__Instructions for the task__
Extract the lines from the first line of the records below through the line containing "slovenia, australia, malaysia]))", inclusive, and reproduce them exactly as written.

__Material provided__
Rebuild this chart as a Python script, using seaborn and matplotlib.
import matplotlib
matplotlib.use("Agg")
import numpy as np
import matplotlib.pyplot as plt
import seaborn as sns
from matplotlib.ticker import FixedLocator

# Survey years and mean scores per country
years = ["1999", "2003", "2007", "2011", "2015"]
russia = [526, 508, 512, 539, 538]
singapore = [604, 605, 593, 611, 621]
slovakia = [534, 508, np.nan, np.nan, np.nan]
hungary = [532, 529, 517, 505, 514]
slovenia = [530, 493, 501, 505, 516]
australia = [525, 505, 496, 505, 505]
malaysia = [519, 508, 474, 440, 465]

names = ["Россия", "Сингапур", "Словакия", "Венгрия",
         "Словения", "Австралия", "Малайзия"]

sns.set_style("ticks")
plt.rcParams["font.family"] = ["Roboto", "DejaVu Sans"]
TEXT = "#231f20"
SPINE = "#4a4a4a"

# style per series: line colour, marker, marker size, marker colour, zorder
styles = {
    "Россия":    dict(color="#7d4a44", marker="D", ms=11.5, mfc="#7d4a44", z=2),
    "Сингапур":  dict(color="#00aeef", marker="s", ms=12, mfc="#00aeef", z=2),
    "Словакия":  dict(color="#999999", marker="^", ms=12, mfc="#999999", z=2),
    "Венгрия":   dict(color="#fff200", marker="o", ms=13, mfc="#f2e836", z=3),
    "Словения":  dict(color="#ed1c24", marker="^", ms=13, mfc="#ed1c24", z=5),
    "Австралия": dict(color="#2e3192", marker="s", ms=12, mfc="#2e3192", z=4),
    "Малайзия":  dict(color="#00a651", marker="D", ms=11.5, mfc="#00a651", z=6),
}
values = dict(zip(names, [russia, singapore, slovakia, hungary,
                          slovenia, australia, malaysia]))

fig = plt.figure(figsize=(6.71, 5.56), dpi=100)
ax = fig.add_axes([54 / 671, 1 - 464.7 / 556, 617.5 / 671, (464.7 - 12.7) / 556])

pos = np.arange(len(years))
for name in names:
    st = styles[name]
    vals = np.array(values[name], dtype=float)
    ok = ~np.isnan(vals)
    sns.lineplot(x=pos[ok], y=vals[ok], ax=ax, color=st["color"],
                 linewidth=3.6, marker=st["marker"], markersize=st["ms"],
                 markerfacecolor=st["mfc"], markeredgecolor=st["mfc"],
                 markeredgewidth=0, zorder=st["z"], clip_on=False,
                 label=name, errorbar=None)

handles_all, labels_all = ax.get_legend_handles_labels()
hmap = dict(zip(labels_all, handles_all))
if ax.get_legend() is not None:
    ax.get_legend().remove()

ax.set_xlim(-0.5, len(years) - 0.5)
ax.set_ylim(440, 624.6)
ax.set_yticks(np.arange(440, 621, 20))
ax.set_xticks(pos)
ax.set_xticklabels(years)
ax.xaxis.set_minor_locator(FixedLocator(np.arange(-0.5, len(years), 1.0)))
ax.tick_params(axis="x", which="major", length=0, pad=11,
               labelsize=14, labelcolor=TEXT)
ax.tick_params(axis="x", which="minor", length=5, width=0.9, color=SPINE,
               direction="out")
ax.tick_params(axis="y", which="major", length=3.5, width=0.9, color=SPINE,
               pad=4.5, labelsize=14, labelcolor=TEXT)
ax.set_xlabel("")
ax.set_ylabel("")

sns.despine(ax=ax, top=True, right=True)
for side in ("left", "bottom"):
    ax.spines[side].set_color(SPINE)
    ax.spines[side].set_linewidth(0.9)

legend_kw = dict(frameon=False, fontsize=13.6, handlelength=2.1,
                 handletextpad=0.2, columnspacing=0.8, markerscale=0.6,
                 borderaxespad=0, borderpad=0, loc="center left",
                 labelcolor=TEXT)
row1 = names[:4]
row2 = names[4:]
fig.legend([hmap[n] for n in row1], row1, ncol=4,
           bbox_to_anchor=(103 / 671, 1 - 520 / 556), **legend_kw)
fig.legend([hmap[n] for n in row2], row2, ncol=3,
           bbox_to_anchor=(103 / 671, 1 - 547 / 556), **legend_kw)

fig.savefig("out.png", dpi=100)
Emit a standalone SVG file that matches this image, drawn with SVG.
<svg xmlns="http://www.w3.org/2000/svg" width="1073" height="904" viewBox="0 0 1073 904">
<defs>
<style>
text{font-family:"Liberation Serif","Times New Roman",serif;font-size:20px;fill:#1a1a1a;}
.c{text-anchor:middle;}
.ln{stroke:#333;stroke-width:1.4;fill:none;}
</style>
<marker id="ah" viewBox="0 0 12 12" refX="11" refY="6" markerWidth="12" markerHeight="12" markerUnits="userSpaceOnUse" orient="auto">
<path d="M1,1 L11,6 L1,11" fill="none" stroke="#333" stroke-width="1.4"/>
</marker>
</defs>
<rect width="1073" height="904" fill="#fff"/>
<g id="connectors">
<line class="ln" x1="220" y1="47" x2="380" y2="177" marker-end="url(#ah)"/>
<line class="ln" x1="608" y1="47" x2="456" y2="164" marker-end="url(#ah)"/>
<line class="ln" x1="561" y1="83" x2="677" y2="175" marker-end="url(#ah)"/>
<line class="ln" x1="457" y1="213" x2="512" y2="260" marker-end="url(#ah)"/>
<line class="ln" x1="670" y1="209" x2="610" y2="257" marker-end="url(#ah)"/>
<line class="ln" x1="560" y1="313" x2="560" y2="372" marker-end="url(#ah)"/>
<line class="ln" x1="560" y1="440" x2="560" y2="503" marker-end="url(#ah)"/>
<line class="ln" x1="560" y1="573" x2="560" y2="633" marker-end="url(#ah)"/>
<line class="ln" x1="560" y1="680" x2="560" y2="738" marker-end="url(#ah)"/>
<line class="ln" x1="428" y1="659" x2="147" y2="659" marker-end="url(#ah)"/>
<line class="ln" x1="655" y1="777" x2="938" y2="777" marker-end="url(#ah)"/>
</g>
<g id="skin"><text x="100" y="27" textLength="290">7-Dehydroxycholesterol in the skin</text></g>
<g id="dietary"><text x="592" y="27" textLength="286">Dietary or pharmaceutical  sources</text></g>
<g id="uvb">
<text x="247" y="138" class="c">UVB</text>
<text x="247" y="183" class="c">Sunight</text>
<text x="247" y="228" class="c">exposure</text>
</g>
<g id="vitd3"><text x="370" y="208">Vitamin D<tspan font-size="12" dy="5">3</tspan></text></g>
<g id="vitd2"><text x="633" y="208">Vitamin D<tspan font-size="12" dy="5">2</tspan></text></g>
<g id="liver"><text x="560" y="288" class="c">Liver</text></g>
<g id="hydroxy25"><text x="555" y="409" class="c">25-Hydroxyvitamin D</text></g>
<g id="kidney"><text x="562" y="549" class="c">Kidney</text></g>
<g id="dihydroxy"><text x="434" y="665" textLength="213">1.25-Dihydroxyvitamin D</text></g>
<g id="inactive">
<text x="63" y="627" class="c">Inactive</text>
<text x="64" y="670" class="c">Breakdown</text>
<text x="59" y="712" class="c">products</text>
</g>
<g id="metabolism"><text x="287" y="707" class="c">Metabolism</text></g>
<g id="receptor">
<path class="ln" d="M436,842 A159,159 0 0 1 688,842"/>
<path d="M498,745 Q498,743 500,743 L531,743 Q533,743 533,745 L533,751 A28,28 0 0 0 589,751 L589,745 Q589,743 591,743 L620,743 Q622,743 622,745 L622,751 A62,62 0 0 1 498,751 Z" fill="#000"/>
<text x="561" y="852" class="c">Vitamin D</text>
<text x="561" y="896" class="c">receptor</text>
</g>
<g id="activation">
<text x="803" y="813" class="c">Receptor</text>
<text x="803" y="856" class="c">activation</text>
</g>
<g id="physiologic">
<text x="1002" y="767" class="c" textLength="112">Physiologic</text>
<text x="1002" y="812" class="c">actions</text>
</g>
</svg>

__Answer to the problem__
Rebuild this chart as a Python script, using seaborn and matplotlib.
import matplotlib
matplotlib.use("Agg")
import numpy as np
import matplotlib.pyplot as plt
import seaborn as sns
from matplotlib.ticker import FixedLocator

# Survey years and mean scores per country
years = ["1999", "2003", "2007", "2011", "2015"]
russia = [526, 508, 512, 539, 538]
singapore = [604, 605, 593, 611, 621]
slovakia = [534, 508, np.nan, np.nan, np.nan]
hungary = [532, 529, 517, 505, 514]
slovenia = [530, 493, 501, 505, 516]
australia = [525, 505, 496, 505, 505]
malaysia = [519, 508, 474, 440, 465]

names = ["Россия", "Сингапур", "Словакия", "Венгрия",
         "Словения", "Австралия", "Малайзия"]

sns.set_style("ticks")
plt.rcParams["font.family"] = ["Roboto", "DejaVu Sans"]
TEXT = "#231f20"
SPINE = "#4a4a4a"

# style per series: line colour, marker, marker size, marker colour, zorder
styles = {
    "Россия":    dict(color="#7d4a44", marker="D", ms=11.5, mfc="#7d4a44", z=2),
    "Сингапур":  dict(color="#00aeef", marker="s", ms=12, mfc="#00aeef", z=2),
    "Словакия":  dict(color="#999999", marker="^", ms=12, mfc="#999999", z=2),
    "Венгрия":   dict(color="#fff200", marker="o", ms=13, mfc="#f2e836", z=3),
    "Словения":  dict(color="#ed1c24", marker="^", ms=13, mfc="#ed1c24", z=5),
    "Австралия": dict(color="#2e3192", marker="s", ms=12, mfc="#2e3192", z=4),
    "Малайзия":  dict(color="#00a651", marker="D", ms=11.5, mfc="#00a651", z=6),
}
values = dict(zip(names, [russia, singapore, slovakia, hungary,
                          slovenia, australia, malaysia]))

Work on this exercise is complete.